Exercise instructions
From the listing below, extract every line in which the word "this" appears.

Records for the task
______________________________

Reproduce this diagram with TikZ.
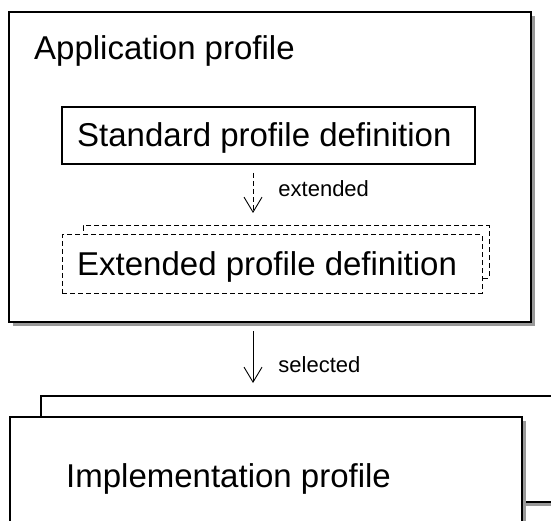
\documentclass[tikz,border=0pt]{standalone}
\usepackage{fontspec}
\setmainfont{Liberation Sans}
\usetikzlibrary{arrows.meta,positioning,shadows,calc}

\begin{document}
\begin{tikzpicture}[x=1pt,y=-1pt,
    >={Straight Barb[length=15pt,width=18pt]},
    box/.style={draw, line width=1.2pt, fill=white, anchor=north west, inner sep=0pt, outer sep=0pt},
    dbox/.style={box, line width=1pt, dash pattern=on 5pt off 3pt},
    shade/.style={drop shadow={shadow xshift=4pt, shadow yshift=-4pt, fill=black!40, opacity=1}},
    big/.style={font=\fontsize{33}{40}\selectfont, inner sep=0pt, anchor=base west},
    small/.style={font=\fontsize{22}{26}\selectfont, inner sep=0pt, anchor=base west}]
  \def\ax{253}

  \clip (0,0) rectangle (551,521);
  \coordinate (axis) at (\ax,0);

  % APPLICATION PROFILE
  \node[box, shade, minimum width=522pt, minimum height=310pt] (app) at (9,12) {};
  \node[big] (appText) at ([xshift=25pt,yshift=-48pt]app.north west) {Application profile};

  \node[box, minimum width=413pt, minimum height=57pt] (std) at (62,107) {};
  \node[big] (stdText) at ([xshift=15pt,yshift=17pt]std.south west) {Standard profile definition};

  \node[dbox, minimum width=406pt, minimum height=52pt] (extBack) at (83,226) {};
  \node[dbox, minimum width=420pt, minimum height=58pt] (ext) at (62,235) {};
  \node[big] (extText) at ([xshift=15pt,yshift=18pt]ext.south west) {Extended profile definition};

  \draw[->, line width=0.9pt, dash pattern=on 5pt off 3pt, shorten <=9pt, shorten >=13pt]
    (std.south -| axis) -- (extBack.north -| axis)
    node[small, pos=0.53, xshift=25pt] (extLabel) {extended};

  % IMPLEMENTATION PROFILE
  \node[box, shade, minimum width=600pt, minimum height=106pt] (implBack) at (41,396) {};
  \node[box, shade, minimum width=512pt, minimum height=150pt] (impl) at (10,417) {};
  \node[big] (implText) at ([xshift=56pt,yshift=-70pt]impl.north west) {Implementation profile};

  \draw[->, line width=0.9pt, shorten <=9pt, shorten >=13pt]
    (app.south -| axis) -- (implBack.north -| axis)
    node[small, pos=0.68, xshift=25pt] (selLabel) {selected};
\end{tikzpicture}
\end{document}
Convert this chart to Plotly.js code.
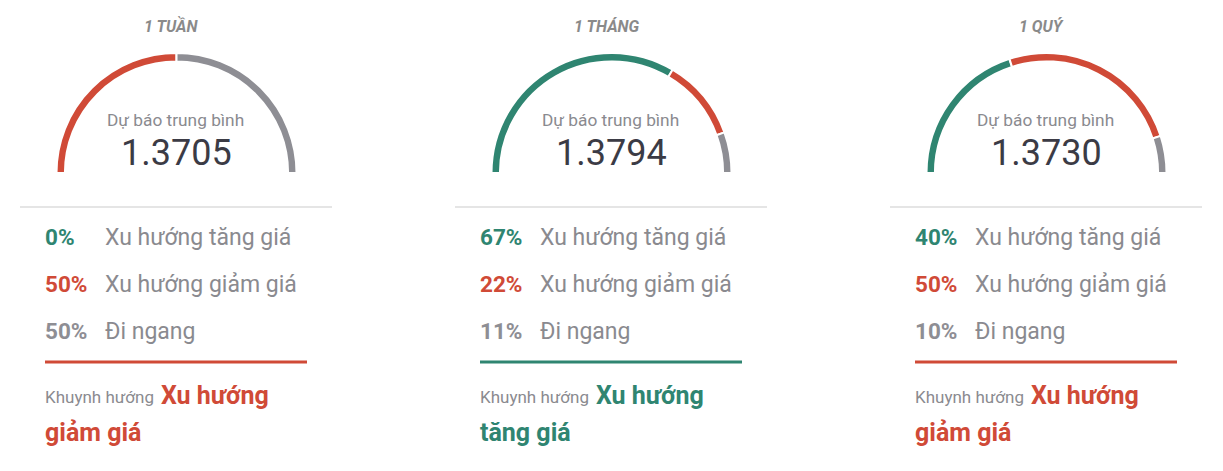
<!DOCTYPE html>
<html>
<head>
<meta charset="utf-8">
<script src="https://cdn.plot.ly/plotly-3.0.1.min.js"></script>
<style>
body { margin: 0; background: #fff; }
#forecast_graph { width: 1223px; height: 471px; }
</style>
</head>
<body>
<div id="forecast_graph"></div>
<script>
/* three gauges: share of up / down / flat forecasts per period */

var periods = ['1 TUẦN', '1 THÁNG', '1 QUÝ'];
var forecasts = ['1.3705', '1.3794', '1.3730'];
var upPct = [0, 67, 40];
var downPct = [50, 22, 50];
var flatPct = [50, 11, 10];
var rowLabels = ['Xu hướng tăng giá', 'Xu hướng giảm giá', 'Đi ngang'];
var trendLabels = ['Xu hướng giảm giá', 'Xu hướng tăng giá', 'Xu hướng giảm giá'];
var trendIsUp = [false, true, false];

var W = 1223, H = 471;
var green = '#2f8571', red = '#d04a37', grey = '#8e8e94';
var textGrey = '#8a8a8f';
var font = 'Roboto, "Noto Sans", sans-serif';

var step = 435;       // distance between panels
var cx0 = 176.5;      // gauge centre of first panel
var cy = 173;         // gauge baseline
var radius = 120;

var data = [{ x: [], y: [], type: 'scatter', hoverinfo: 'skip', showlegend: false }];
var annotations = [];
var shapes = [];

function txt(x, y, s, size, color, anchor) {
    return {
	x: x, y: y, xref: 'x', yref: 'y', text: s, showarrow: false,
	xanchor: anchor || 'center', yanchor: 'middle',
	font: { family: font, size: size, color: color }
    };
}

for (var i = 0; i < periods.length; i++) {
    var off = i * step;
    var cx = cx0 + off;
    var total = upPct[i] + downPct[i] + flatPct[i];

    // half doughnut: last (transparent) slice fills the lower half
    data.push({
	type: 'pie',
	values: [upPct[i], downPct[i], flatPct[i], total],
	marker: { colors: [green, red, grey, 'rgba(0,0,0,0)'],
		  line: { color: '#ffffff', width: 2 } },
	hole: 0.93,
	sort: false,
	direction: 'clockwise',
	rotation: -90,
	textinfo: 'none',
	hoverinfo: 'skip',
	showlegend: false,
	domain: { x: [(cx - radius) / W, (cx + radius) / W],
		  y: [(H - cy - radius) / H, (H - cy + radius) / H] }
    });

    annotations.push(txt(cx - 5, 26, '<b><i>' + periods[i] + '</i></b>', 16, '#8a8a8a'));
    annotations.push(txt(cx - 1.5, 120, 'Dự báo trung bình', 17.3, textGrey));
    annotations.push(txt(cx - 0.5, 153, forecasts[i], 36, '#3b3b45'));

    shapes.push({ type: 'line', xref: 'x', yref: 'y', x0: 20 + off, x1: 332 + off, y0: 207, y1: 207,
		  line: { color: '#dddddd', width: 1.5 } });

    var pcts = [upPct[i], downPct[i], flatPct[i]];
    var pcols = [green, red, grey];
    var rowsY = [237, 284, 331];
    for (var r = 0; r < 3; r++) {
	annotations.push(txt(43 + off, rowsY[r], '<b>' + pcts[r] + '%</b>', 22.5, pcols[r], 'left'));
	annotations.push(txt(103 + off, rowsY[r], rowLabels[r], 23, textGrey, 'left'));
    }

    var tcol = trendIsUp[i] ? green : red;
    shapes.push({ type: 'line', xref: 'x', yref: 'y', x0: 45 + off, x1: 307 + off, y0: 362, y1: 362,
		  line: { color: tcol, width: 3 } });

    var words = trendLabels[i].split(' ');
    annotations.push(txt(43 + off, 397, 'Khuynh hướng', 17, textGrey, 'left'));
    annotations.push(txt(159 + off, 395, '<b>' + words.slice(0, 2).join(' ') + '</b>', 25, tcol, 'left'));
    annotations.push(txt(43 + off, 432, '<b>' + words.slice(2).join(' ') + '</b>', 25, tcol, 'left'));
}

var layout = {
    width: W,
    height: H,
    margin: { l: 0, r: 0, t: 0, b: 0 },
    paper_bgcolor: '#ffffff',
    plot_bgcolor: '#ffffff',
    xaxis: { range: [0, W], visible: false, fixedrange: true },
    yaxis: { range: [H, 0], visible: false, fixedrange: true },
    annotations: annotations,
    shapes: shapes,
    showlegend: false
};

Plotly.newPlot('forecast_graph', data, layout, { displayModeBar: false, staticPlot: true });
</script>
</body>
</html>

______________________________

The response
Reproduce this diagram with TikZ.
Convert this chart to Plotly.js code.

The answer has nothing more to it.